- _Challenge_:
Repeat what the lines below say, word for word, and skip every image.

- _Data provided_:
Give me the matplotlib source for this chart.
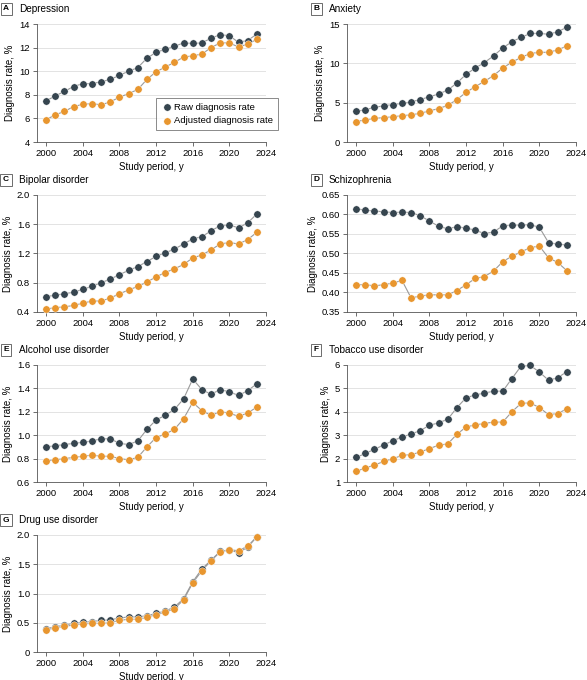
import matplotlib
matplotlib.use("Agg")
import matplotlib.pyplot as plt

years = list(range(2000, 2024))

dep_raw = [7.5,7.9,8.3,8.7,8.95,8.95,9.1,9.3,9.65,10.0,10.3,11.1,11.6,11.85,12.1,12.4,12.35,12.4,12.8,13.1,13.0,12.45,12.6,13.15]
dep_adj = [5.9,6.3,6.6,7.0,7.2,7.25,7.15,7.4,7.8,8.1,8.45,9.3,9.95,10.35,10.75,11.2,11.3,11.45,12.0,12.4,12.4,12.05,12.3,12.7]
anx_raw = [3.9,4.1,4.4,4.6,4.75,4.9,5.1,5.4,5.75,6.1,6.6,7.5,8.6,9.4,10.1,10.95,11.95,12.75,13.3,13.8,13.8,13.7,14.0,14.6]
anx_adj = [2.6,2.8,3.0,3.1,3.2,3.35,3.45,3.65,3.95,4.25,4.65,5.4,6.3,7.05,7.7,8.45,9.4,10.15,10.75,11.25,11.4,11.4,11.7,12.2]
bip_raw = [.61,.63,.65,.67,.71,.75,.80,.85,.91,.97,1.02,1.09,1.16,1.21,1.26,1.33,1.40,1.43,1.51,1.58,1.59,1.55,1.62,1.74]
bip_adj = [.44,.46,.47,.49,.52,.55,.55,.59,.65,.70,.75,.81,.88,.94,.99,1.05,1.14,1.18,1.25,1.33,1.35,1.33,1.39,1.49]
sch_raw = [.615,.611,.609,.607,.605,.606,.605,.597,.583,.570,.563,.569,.565,.560,.551,.555,.571,.573,.573,.574,.567,.528,.524,.522]
sch_adj = [.420,.420,.417,.420,.424,.431,.386,.391,.394,.394,.394,.405,.420,.436,.441,.455,.479,.493,.504,.515,.519,.489,.477,.456]
alc_raw = [.90,.91,.92,.93,.94,.95,.97,.97,.93,.92,.95,1.05,1.13,1.17,1.22,1.31,1.48,1.39,1.35,1.39,1.37,1.34,1.38,1.44]
alc_adj = [.78,.79,.80,.81,.82,.83,.82,.82,.80,.79,.81,.90,.98,1.01,1.05,1.14,1.28,1.21,1.17,1.20,1.19,1.16,1.19,1.24]
tob_raw = [2.05,2.22,2.4,2.58,2.76,2.92,3.05,3.2,3.42,3.53,3.68,4.18,4.6,4.72,4.8,4.88,4.88,5.42,5.95,5.98,5.7,5.35,5.45,5.72]
tob_adj = [1.45,1.6,1.72,1.88,1.99,2.14,2.17,2.28,2.43,2.57,2.63,3.04,3.35,3.44,3.5,3.56,3.56,4.0,4.36,4.38,4.18,3.88,3.92,4.13]
drg_raw = [.40,.43,.46,.49,.51,.52,.54,.55,.58,.60,.60,.62,.66,.70,.77,.91,1.20,1.42,1.57,1.72,1.74,1.70,1.79,1.97]
drg_adj = [.38,.41,.44,.46,.48,.49,.49,.50,.54,.56,.56,.59,.64,.68,.74,.89,1.18,1.39,1.56,1.71,1.75,1.73,1.81,1.97]

panels = [
    ("A", "Depression", dep_raw, dep_adj, [4,6,8,10,12,14], ["4","6","8","10","12","14"]),
    ("B", "Anxiety", anx_raw, anx_adj, [0,5,10,15], ["0","5","10","15"]),
    ("C", "Bipolar disorder", bip_raw, bip_adj, [0.4,0.8,1.2,1.6,2.0], ["0.4","0.8","1.2","1.6","2.0"]),
    ("D", "Schizophrenia", sch_raw, sch_adj, [0.35,0.40,0.45,0.50,0.55,0.60,0.65], ["0.35","0.40","0.45","0.50","0.55","0.60","0.65"]),
    ("E", "Alcohol use disorder", alc_raw, alc_adj, [0.6,0.8,1.0,1.2,1.4,1.6], ["0.6","0.8","1.0","1.2","1.4","1.6"]),
    ("F", "Tobacco use disorder", tob_raw, tob_adj, [1,2,3,4,5,6], ["1","2","3","4","5","6"]),
    ("G", "Drug use disorder", drg_raw, drg_adj, [0,0.5,1.0,1.5,2.0], ["0","0.5","1.0","1.5","2.0"]),
]
xticks = [2000, 2004, 2008, 2012, 2016, 2020, 2024]

W, H = 587, 680
fig = plt.figure(figsize=(W/100, H/100), dpi=100)
plt.rcParams['font.family'] = ['Liberation Sans', 'DejaVu Sans']

RAW = "#36454f"
ADJ = "#e8962f"
boxes = [
    (37, 24, 266, 142), (347, 24, 576, 142),
    (37, 195, 266, 312), (347, 195, 576, 312),
    (37, 365, 266, 482), (347, 365, 576, 482),
    (37, 535, 266, 652),
]
for (lab, title, raw, adj, yt, ytl), (l, t, r, b) in zip(panels, boxes):
    ax = fig.add_axes([l/W, 1-b/H, (r-l)/W, (b-t)/H])
    ax.plot(years, raw, color="#9a9a9a", lw=0.8, zorder=2, clip_on=False)
    ax.plot(years, adj, color="#9a9a9a", lw=0.8, zorder=2, clip_on=False)
    ax.scatter(years, raw, s=28, color=RAW, zorder=3, label="Raw diagnosis rate",
               edgecolors="white", linewidths=0.3, clip_on=False)
    ax.scatter(years, adj, s=28, color=ADJ, zorder=4, label="Adjusted diagnosis rate",
               edgecolors="white", linewidths=0.3, clip_on=False)
    ax.set_xlim(1999, 2024)
    ax.set_ylim(yt[0], yt[-1])
    ax.set_yticks(yt)
    ax.set_yticklabels(ytl)
    ax.set_xticks(xticks)
    ax.tick_params(labelsize=6.8, length=3, width=0.6, color="#555555", pad=2)
    ax.grid(axis="y", color="#e3e3e3", lw=0.7)
    ax.set_axisbelow(True)
    for s in ["top", "right"]:
        ax.spines[s].set_visible(False)
    for s in ["left", "bottom"]:
        ax.spines[s].set_color("#555555")
        ax.spines[s].set_linewidth(0.6)
    ax.set_xlabel("Study period, y", fontsize=7, labelpad=3)
    ax.set_ylabel("Diagnosis rate, %", fontsize=7, labelpad=3)
    fx = (l - 31) / W
    fig.text(fx, 1 - (t - 15)/H, lab, fontsize=6, fontweight="bold", va="center", ha="center",
             bbox=dict(boxstyle="square,pad=0.3", fc="white", ec="#555555", lw=0.6))
    fig.text(fx + 13/W, 1 - (t - 15)/H, title, fontsize=7.2, va="center", ha="left")
    if lab == "A":
        ax.legend(loc="lower left", bbox_to_anchor=(0.5, 0.06), fontsize=6.8, frameon=True,
                  fancybox=False, edgecolor="#555555", handletextpad=0.2, borderpad=0.5,
                  labelspacing=0.5, handlelength=1.2).get_frame().set_linewidth(0.6)

fig.savefig("out.png", dpi=100)
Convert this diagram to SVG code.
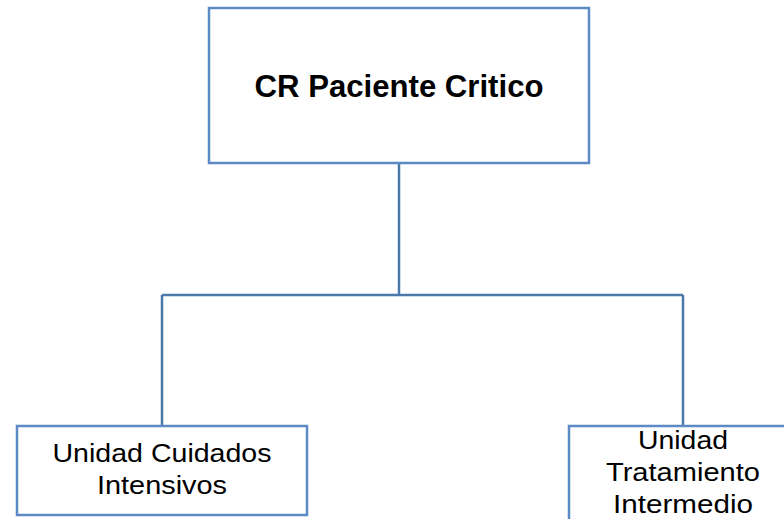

- _Exercise solution_:
Give me the matplotlib source for this chart.
import matplotlib
matplotlib.use("Agg")
import matplotlib.pyplot as plt

years = list(range(2000, 2024))

dep_raw = [7.5,7.9,8.3,8.7,8.95,8.95,9.1,9.3,9.65,10.0,10.3,11.1,11.6,11.85,12.1,12.4,12.35,12.4,12.8,13.1,13.0,12.45,12.6,13.15]
dep_adj = [5.9,6.3,6.6,7.0,7.2,7.25,7.15,7.4,7.8,8.1,8.45,9.3,9.95,10.35,10.75,11.2,11.3,11.45,12.0,12.4,12.4,12.05,12.3,12.7]
anx_raw = [3.9,4.1,4.4,4.6,4.75,4.9,5.1,5.4,5.75,6.1,6.6,7.5,8.6,9.4,10.1,10.95,11.95,12.75,13.3,13.8,13.8,13.7,14.0,14.6]
anx_adj = [2.6,2.8,3.0,3.1,3.2,3.35,3.45,3.65,3.95,4.25,4.65,5.4,6.3,7.05,7.7,8.45,9.4,10.15,10.75,11.25,11.4,11.4,11.7,12.2]
bip_raw = [.61,.63,.65,.67,.71,.75,.80,.85,.91,.97,1.02,1.09,1.16,1.21,1.26,1.33,1.40,1.43,1.51,1.58,1.59,1.55,1.62,1.74]
bip_adj = [.44,.46,.47,.49,.52,.55,.55,.59,.65,.70,.75,.81,.88,.94,.99,1.05,1.14,1.18,1.25,1.33,1.35,1.33,1.39,1.49]
sch_raw = [.615,.611,.609,.607,.605,.606,.605,.597,.583,.570,.563,.569,.565,.560,.551,.555,.571,.573,.573,.574,.567,.528,.524,.522]
sch_adj = [.420,.420,.417,.420,.424,.431,.386,.391,.394,.394,.394,.405,.420,.436,.441,.455,.479,.493,.504,.515,.519,.489,.477,.456]
alc_raw = [.90,.91,.92,.93,.94,.95,.97,.97,.93,.92,.95,1.05,1.13,1.17,1.22,1.31,1.48,1.39,1.35,1.39,1.37,1.34,1.38,1.44]
alc_adj = [.78,.79,.80,.81,.82,.83,.82,.82,.80,.79,.81,.90,.98,1.01,1.05,1.14,1.28,1.21,1.17,1.20,1.19,1.16,1.19,1.24]
tob_raw = [2.05,2.22,2.4,2.58,2.76,2.92,3.05,3.2,3.42,3.53,3.68,4.18,4.6,4.72,4.8,4.88,4.88,5.42,5.95,5.98,5.7,5.35,5.45,5.72]
tob_adj = [1.45,1.6,1.72,1.88,1.99,2.14,2.17,2.28,2.43,2.57,2.63,3.04,3.35,3.44,3.5,3.56,3.56,4.0,4.36,4.38,4.18,3.88,3.92,4.13]
drg_raw = [.40,.43,.46,.49,.51,.52,.54,.55,.58,.60,.60,.62,.66,.70,.77,.91,1.20,1.42,1.57,1.72,1.74,1.70,1.79,1.97]
drg_adj = [.38,.41,.44,.46,.48,.49,.49,.50,.54,.56,.56,.59,.64,.68,.74,.89,1.18,1.39,1.56,1.71,1.75,1.73,1.81,1.97]

panels = [
    ("A", "Depression", dep_raw, dep_adj, [4,6,8,10,12,14], ["4","6","8","10","12","14"]),
    ("B", "Anxiety", anx_raw, anx_adj, [0,5,10,15], ["0","5","10","15"]),
    ("C", "Bipolar disorder", bip_raw, bip_adj, [0.4,0.8,1.2,1.6,2.0], ["0.4","0.8","1.2","1.6","2.0"]),
    ("D", "Schizophrenia", sch_raw, sch_adj, [0.35,0.40,0.45,0.50,0.55,0.60,0.65], ["0.35","0.40","0.45","0.50","0.55","0.60","0.65"]),
    ("E", "Alcohol use disorder", alc_raw, alc_adj, [0.6,0.8,1.0,1.2,1.4,1.6], ["0.6","0.8","1.0","1.2","1.4","1.6"]),
    ("F", "Tobacco use disorder", tob_raw, tob_adj, [1,2,3,4,5,6], ["1","2","3","4","5","6"]),
    ("G", "Drug use disorder", drg_raw, drg_adj, [0,0.5,1.0,1.5,2.0], ["0","0.5","1.0","1.5","2.0"]),
]
xticks = [2000, 2004, 2008, 2012, 2016, 2020, 2024]

W, H = 587, 680
fig = plt.figure(figsize=(W/100, H/100), dpi=100)
plt.rcParams['font.family'] = ['Liberation Sans', 'DejaVu Sans']

RAW = "#36454f"
ADJ = "#e8962f"
boxes = [
    (37, 24, 266, 142), (347, 24, 576, 142),
    (37, 195, 266, 312), (347, 195, 576, 312),
    (37, 365, 266, 482), (347, 365, 576, 482),
    (37, 535, 266, 652),
]
for (lab, title, raw, adj, yt, ytl), (l, t, r, b) in zip(panels, boxes):
    ax = fig.add_axes([l/W, 1-b/H, (r-l)/W, (b-t)/H])
    ax.plot(years, raw, color="#9a9a9a", lw=0.8, zorder=2, clip_on=False)
    ax.plot(years, adj, color="#9a9a9a", lw=0.8, zorder=2, clip_on=False)
    ax.scatter(years, raw, s=28, color=RAW, zorder=3, label="Raw diagnosis rate",
               edgecolors="white", linewidths=0.3, clip_on=False)
    ax.scatter(years, adj, s=28, color=ADJ, zorder=4, label="Adjusted diagnosis rate",
               edgecolors="white", linewidths=0.3, clip_on=False)
    ax.set_xlim(1999, 2024)
    ax.set_ylim(yt[0], yt[-1])
    ax.set_yticks(yt)
    ax.set_yticklabels(ytl)
    ax.set_xticks(xticks)
    ax.tick_params(labelsize=6.8, length=3, width=0.6, color="#555555", pad=2)
    ax.grid(axis="y", color="#e3e3e3", lw=0.7)
    ax.set_axisbelow(True)
    for s in ["top", "right"]:
        ax.spines[s].set_visible(False)
    for s in ["left", "bottom"]:
        ax.spines[s].set_color("#555555")
        ax.spines[s].set_linewidth(0.6)
    ax.set_xlabel("Study period, y", fontsize=7, labelpad=3)
    ax.set_ylabel("Diagnosis rate, %", fontsize=7, labelpad=3)
    fx = (l - 31) / W
    fig.text(fx, 1 - (t - 15)/H, lab, fontsize=6, fontweight="bold", va="center", ha="center",
             bbox=dict(boxstyle="square,pad=0.3", fc="white", ec="#555555", lw=0.6))
    fig.text(fx + 13/W, 1 - (t - 15)/H, title, fontsize=7.2, va="center", ha="left")
    if lab == "A":
        ax.legend(loc="lower left", bbox_to_anchor=(0.5, 0.06), fontsize=6.8, frameon=True,
                  fancybox=False, edgecolor="#555555", handletextpad=0.2, borderpad=0.5,
                  labelspacing=0.5, handlelength=1.2).get_frame().set_linewidth(0.6)

fig.savefig("out.png", dpi=100)
Convert this diagram to SVG code.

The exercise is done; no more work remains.